EXERCISE INSTRUCTIONS -
Exactly repeat the material, dropping only the pictures.

══════════════════════════════

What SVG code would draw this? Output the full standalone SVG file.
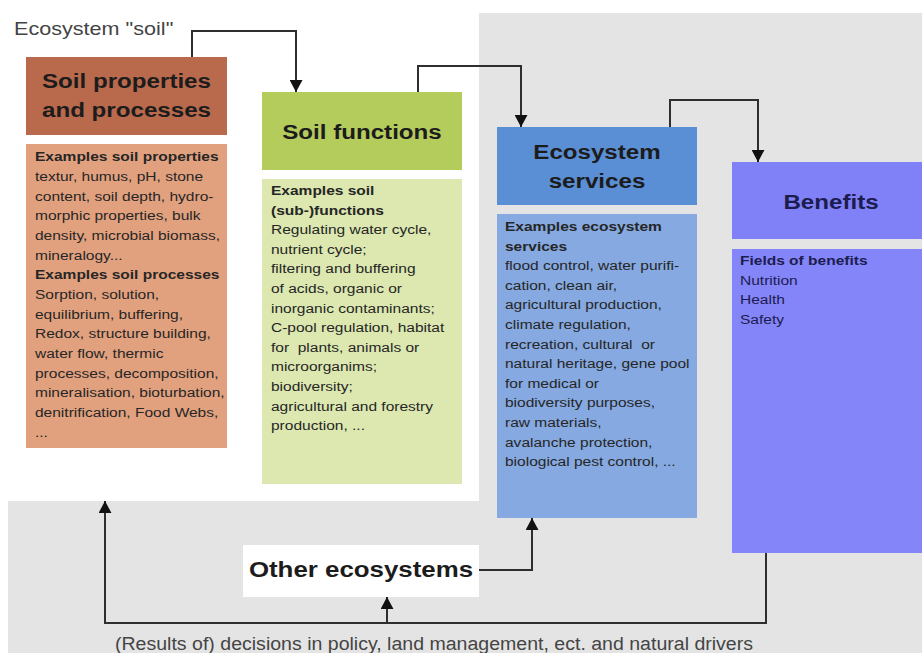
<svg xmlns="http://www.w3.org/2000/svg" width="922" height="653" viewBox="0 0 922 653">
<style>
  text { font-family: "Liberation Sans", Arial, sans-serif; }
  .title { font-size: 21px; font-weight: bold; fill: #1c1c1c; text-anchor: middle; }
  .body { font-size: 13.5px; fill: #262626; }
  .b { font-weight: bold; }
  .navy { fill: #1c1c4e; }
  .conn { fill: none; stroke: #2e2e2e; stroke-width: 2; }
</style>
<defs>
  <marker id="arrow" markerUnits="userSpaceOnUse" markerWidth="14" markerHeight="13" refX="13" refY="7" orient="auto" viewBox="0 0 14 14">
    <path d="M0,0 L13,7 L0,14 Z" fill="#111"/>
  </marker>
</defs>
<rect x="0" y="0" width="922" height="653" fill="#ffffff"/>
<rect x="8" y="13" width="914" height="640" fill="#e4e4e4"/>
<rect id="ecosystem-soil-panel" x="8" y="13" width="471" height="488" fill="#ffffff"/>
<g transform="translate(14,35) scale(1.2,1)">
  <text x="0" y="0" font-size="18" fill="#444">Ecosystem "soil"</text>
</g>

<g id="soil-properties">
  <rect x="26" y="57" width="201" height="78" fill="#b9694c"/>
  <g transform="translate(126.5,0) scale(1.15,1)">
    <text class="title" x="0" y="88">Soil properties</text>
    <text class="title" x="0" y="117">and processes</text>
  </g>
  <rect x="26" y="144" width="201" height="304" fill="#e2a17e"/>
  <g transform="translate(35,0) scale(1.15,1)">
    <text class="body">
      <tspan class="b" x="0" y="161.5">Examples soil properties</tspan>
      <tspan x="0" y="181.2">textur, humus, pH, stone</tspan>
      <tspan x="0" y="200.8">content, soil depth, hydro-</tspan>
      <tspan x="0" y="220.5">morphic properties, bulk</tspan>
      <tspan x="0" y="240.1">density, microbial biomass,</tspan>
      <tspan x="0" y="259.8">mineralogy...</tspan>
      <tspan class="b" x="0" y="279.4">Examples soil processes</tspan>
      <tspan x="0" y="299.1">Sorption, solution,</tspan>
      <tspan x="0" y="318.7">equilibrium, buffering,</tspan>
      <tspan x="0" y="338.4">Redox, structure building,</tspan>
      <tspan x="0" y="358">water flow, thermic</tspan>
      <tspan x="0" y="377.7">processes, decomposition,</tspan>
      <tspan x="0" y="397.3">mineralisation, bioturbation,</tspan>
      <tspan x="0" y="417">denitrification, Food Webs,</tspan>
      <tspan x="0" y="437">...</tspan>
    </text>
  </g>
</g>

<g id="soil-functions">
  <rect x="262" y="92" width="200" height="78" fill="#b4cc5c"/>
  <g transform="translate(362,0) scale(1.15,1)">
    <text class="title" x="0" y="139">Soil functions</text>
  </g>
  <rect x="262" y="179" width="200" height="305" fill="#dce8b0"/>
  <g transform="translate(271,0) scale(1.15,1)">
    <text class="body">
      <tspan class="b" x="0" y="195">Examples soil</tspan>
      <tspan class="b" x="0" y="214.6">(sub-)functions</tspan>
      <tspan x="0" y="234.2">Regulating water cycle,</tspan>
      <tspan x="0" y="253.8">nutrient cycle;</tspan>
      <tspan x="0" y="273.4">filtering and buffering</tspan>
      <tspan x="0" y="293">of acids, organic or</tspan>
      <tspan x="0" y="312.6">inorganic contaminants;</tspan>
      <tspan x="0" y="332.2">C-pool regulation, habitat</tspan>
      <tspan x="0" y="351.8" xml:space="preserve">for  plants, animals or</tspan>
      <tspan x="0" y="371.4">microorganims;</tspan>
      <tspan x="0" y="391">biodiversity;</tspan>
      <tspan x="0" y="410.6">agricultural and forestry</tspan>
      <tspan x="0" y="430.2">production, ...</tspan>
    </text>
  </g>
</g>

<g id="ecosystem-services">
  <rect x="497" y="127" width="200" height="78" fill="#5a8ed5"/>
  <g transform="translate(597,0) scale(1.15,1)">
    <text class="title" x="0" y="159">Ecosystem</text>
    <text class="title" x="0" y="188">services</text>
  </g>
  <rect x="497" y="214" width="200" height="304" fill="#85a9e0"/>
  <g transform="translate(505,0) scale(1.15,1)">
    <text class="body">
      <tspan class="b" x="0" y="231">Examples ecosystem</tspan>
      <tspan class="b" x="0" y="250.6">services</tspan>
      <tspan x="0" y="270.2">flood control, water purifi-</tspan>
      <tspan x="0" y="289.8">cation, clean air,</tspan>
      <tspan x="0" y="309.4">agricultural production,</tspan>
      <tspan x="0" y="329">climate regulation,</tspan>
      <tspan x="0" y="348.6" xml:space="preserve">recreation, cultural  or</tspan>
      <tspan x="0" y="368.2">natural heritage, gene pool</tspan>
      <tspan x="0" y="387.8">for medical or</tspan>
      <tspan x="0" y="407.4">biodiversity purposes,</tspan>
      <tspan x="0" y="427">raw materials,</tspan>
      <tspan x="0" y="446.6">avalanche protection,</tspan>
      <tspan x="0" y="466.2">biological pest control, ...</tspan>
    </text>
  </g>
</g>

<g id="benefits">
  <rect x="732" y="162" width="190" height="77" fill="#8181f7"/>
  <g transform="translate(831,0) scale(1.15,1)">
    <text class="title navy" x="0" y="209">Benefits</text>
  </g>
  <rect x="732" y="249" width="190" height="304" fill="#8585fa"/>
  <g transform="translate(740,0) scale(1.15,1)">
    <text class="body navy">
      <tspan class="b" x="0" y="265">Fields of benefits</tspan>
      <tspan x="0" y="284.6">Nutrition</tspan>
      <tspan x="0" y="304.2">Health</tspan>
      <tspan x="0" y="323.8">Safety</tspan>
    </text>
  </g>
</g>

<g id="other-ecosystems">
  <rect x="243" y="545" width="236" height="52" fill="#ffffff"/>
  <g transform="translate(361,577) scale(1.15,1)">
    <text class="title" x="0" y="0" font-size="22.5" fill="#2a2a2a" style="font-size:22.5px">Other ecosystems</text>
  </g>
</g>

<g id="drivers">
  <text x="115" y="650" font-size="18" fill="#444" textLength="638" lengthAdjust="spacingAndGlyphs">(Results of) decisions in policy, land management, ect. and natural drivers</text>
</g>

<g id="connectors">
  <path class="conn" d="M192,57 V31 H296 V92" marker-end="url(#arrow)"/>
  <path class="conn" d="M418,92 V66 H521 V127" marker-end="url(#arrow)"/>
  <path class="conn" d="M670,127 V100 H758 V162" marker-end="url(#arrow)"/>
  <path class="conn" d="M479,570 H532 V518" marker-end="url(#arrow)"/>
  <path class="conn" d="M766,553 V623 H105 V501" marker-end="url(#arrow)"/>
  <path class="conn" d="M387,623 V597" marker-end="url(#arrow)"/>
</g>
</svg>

══════════════════════════════

TASK SOLUTION -
What SVG code would draw this? Output the full standalone SVG file.
<svg xmlns="http://www.w3.org/2000/svg" width="922" height="653" viewBox="0 0 922 653">
<style>
  text { font-family: "Liberation Sans", Arial, sans-serif; }
  .title { font-size: 21px; font-weight: bold; fill: #1c1c1c; text-anchor: middle; }
  .body { font-size: 13.5px; fill: #262626; }
  .b { font-weight: bold; }
  .navy { fill: #1c1c4e; }
  .conn { fill: none; stroke: #2e2e2e; stroke-width: 2; }
</style>
<defs>
  <marker id="arrow" markerUnits="userSpaceOnUse" markerWidth="14" markerHeight="13" refX="13" refY="7" orient="auto" viewBox="0 0 14 14">
    <path d="M0,0 L13,7 L0,14 Z" fill="#111"/>
  </marker>
</defs>
<rect x="0" y="0" width="922" height="653" fill="#ffffff"/>
<rect x="8" y="13" width="914" height="640" fill="#e4e4e4"/>
<rect id="ecosystem-soil-panel" x="8" y="13" width="471" height="488" fill="#ffffff"/>
<g transform="translate(14,35) scale(1.2,1)">
  <text x="0" y="0" font-size="18" fill="#444">Ecosystem "soil"</text>
</g>

<g id="soil-properties">
  <rect x="26" y="57" width="201" height="78" fill="#b9694c"/>
  <g transform="translate(126.5,0) scale(1.15,1)">
    <text class="title" x="0" y="88">Soil properties</text>
    <text class="title" x="0" y="117">and processes</text>
  </g>
  <rect x="26" y="144" width="201" height="304" fill="#e2a17e"/>
  <g transform="translate(35,0) scale(1.15,1)">
    <text class="body">
      <tspan class="b" x="0" y="161.5">Examples soil properties</tspan>
      <tspan x="0" y="181.2">textur, humus, pH, stone</tspan>
      <tspan x="0" y="200.8">content, soil depth, hydro-</tspan>
      <tspan x="0" y="220.5">morphic properties, bulk</tspan>
      <tspan x="0" y="240.1">density, microbial biomass,</tspan>
      <tspan x="0" y="259.8">mineralogy...</tspan>
      <tspan class="b" x="0" y="279.4">Examples soil processes</tspan>
      <tspan x="0" y="299.1">Sorption, solution,</tspan>
      <tspan x="0" y="318.7">equilibrium, buffering,</tspan>
      <tspan x="0" y="338.4">Redox, structure building,</tspan>
      <tspan x="0" y="358">water flow, thermic</tspan>
      <tspan x="0" y="377.7">processes, decomposition,</tspan>
      <tspan x="0" y="397.3">mineralisation, bioturbation,</tspan>
      <tspan x="0" y="417">denitrification, Food Webs,</tspan>
      <tspan x="0" y="437">...</tspan>
    </text>
  </g>
</g>

<g id="soil-functions">
  <rect x="262" y="92" width="200" height="78" fill="#b4cc5c"/>
  <g transform="translate(362,0) scale(1.15,1)">
    <text class="title" x="0" y="139">Soil functions</text>
  </g>
  <rect x="262" y="179" width="200" height="305" fill="#dce8b0"/>
  <g transform="translate(271,0) scale(1.15,1)">
    <text class="body">
      <tspan class="b" x="0" y="195">Examples soil</tspan>
      <tspan class="b" x="0" y="214.6">(sub-)functions</tspan>
      <tspan x="0" y="234.2">Regulating water cycle,</tspan>
      <tspan x="0" y="253.8">nutrient cycle;</tspan>
      <tspan x="0" y="273.4">filtering and buffering</tspan>
      <tspan x="0" y="293">of acids, organic or</tspan>
      <tspan x="0" y="312.6">inorganic contaminants;</tspan>
      <tspan x="0" y="332.2">C-pool regulation, habitat</tspan>
      <tspan x="0" y="351.8" xml:space="preserve">for  plants, animals or</tspan>
      <tspan x="0" y="371.4">microorganims;</tspan>
      <tspan x="0" y="391">biodiversity;</tspan>
      <tspan x="0" y="410.6">agricultural and forestry</tspan>
      <tspan x="0" y="430.2">production, ...</tspan>
    </text>
  </g>
</g>

<g id="ecosystem-services">
  <rect x="497" y="127" width="200" height="78" fill="#5a8ed5"/>
  <g transform="translate(597,0) scale(1.15,1)">
    <text class="title" x="0" y="159">Ecosystem</text>
    <text class="title" x="0" y="188">services</text>
  </g>
  <rect x="497" y="214" width="200" height="304" fill="#85a9e0"/>
  <g transform="translate(505,0) scale(1.15,1)">
    <text class="body">
      <tspan class="b" x="0" y="231">Examples ecosystem</tspan>
      <tspan class="b" x="0" y="250.6">services</tspan>
      <tspan x="0" y="270.2">flood control, water purifi-</tspan>
      <tspan x="0" y="289.8">cation, clean air,</tspan>
      <tspan x="0" y="309.4">agricultural production,</tspan>
      <tspan x="0" y="329">climate regulation,</tspan>
      <tspan x="0" y="348.6" xml:space="preserve">recreation, cultural  or</tspan>
      <tspan x="0" y="368.2">natural heritage, gene pool</tspan>
      <tspan x="0" y="387.8">for medical or</tspan>
      <tspan x="0" y="407.4">biodiversity purposes,</tspan>
      <tspan x="0" y="427">raw materials,</tspan>
      <tspan x="0" y="446.6">avalanche protection,</tspan>
      <tspan x="0" y="466.2">biological pest control, ...</tspan>
    </text>
  </g>
</g>

<g id="benefits">
  <rect x="732" y="162" width="190" height="77" fill="#8181f7"/>
  <g transform="translate(831,0) scale(1.15,1)">
    <text class="title navy" x="0" y="209">Benefits</text>
  </g>
  <rect x="732" y="249" width="190" height="304" fill="#8585fa"/>
  <g transform="translate(740,0) scale(1.15,1)">
    <text class="body navy">
      <tspan class="b" x="0" y="265">Fields of benefits</tspan>
      <tspan x="0" y="284.6">Nutrition</tspan>
      <tspan x="0" y="304.2">Health</tspan>
      <tspan x="0" y="323.8">Safety</tspan>
    </text>
  </g>
</g>

<g id="other-ecosystems">
  <rect x="243" y="545" width="236" height="52" fill="#ffffff"/>
  <g transform="translate(361,577) scale(1.15,1)">
    <text class="title" x="0" y="0" font-size="22.5" fill="#2a2a2a" style="font-size:22.5px">Other ecosystems</text>
  </g>
</g>

<g id="drivers">
  <text x="115" y="650" font-size="18" fill="#444" textLength="638" lengthAdjust="spacingAndGlyphs">(Results of) decisions in policy, land management, ect. and natural drivers</text>
</g>

<g id="connectors">
  <path class="conn" d="M192,57 V31 H296 V92" marker-end="url(#arrow)"/>
  <path class="conn" d="M418,92 V66 H521 V127" marker-end="url(#arrow)"/>
  <path class="conn" d="M670,127 V100 H758 V162" marker-end="url(#arrow)"/>
  <path class="conn" d="M479,570 H532 V518" marker-end="url(#arrow)"/>
  <path class="conn" d="M766,553 V623 H105 V501" marker-end="url(#arrow)"/>
  <path class="conn" d="M387,623 V597" marker-end="url(#arrow)"/>
</g>
</svg>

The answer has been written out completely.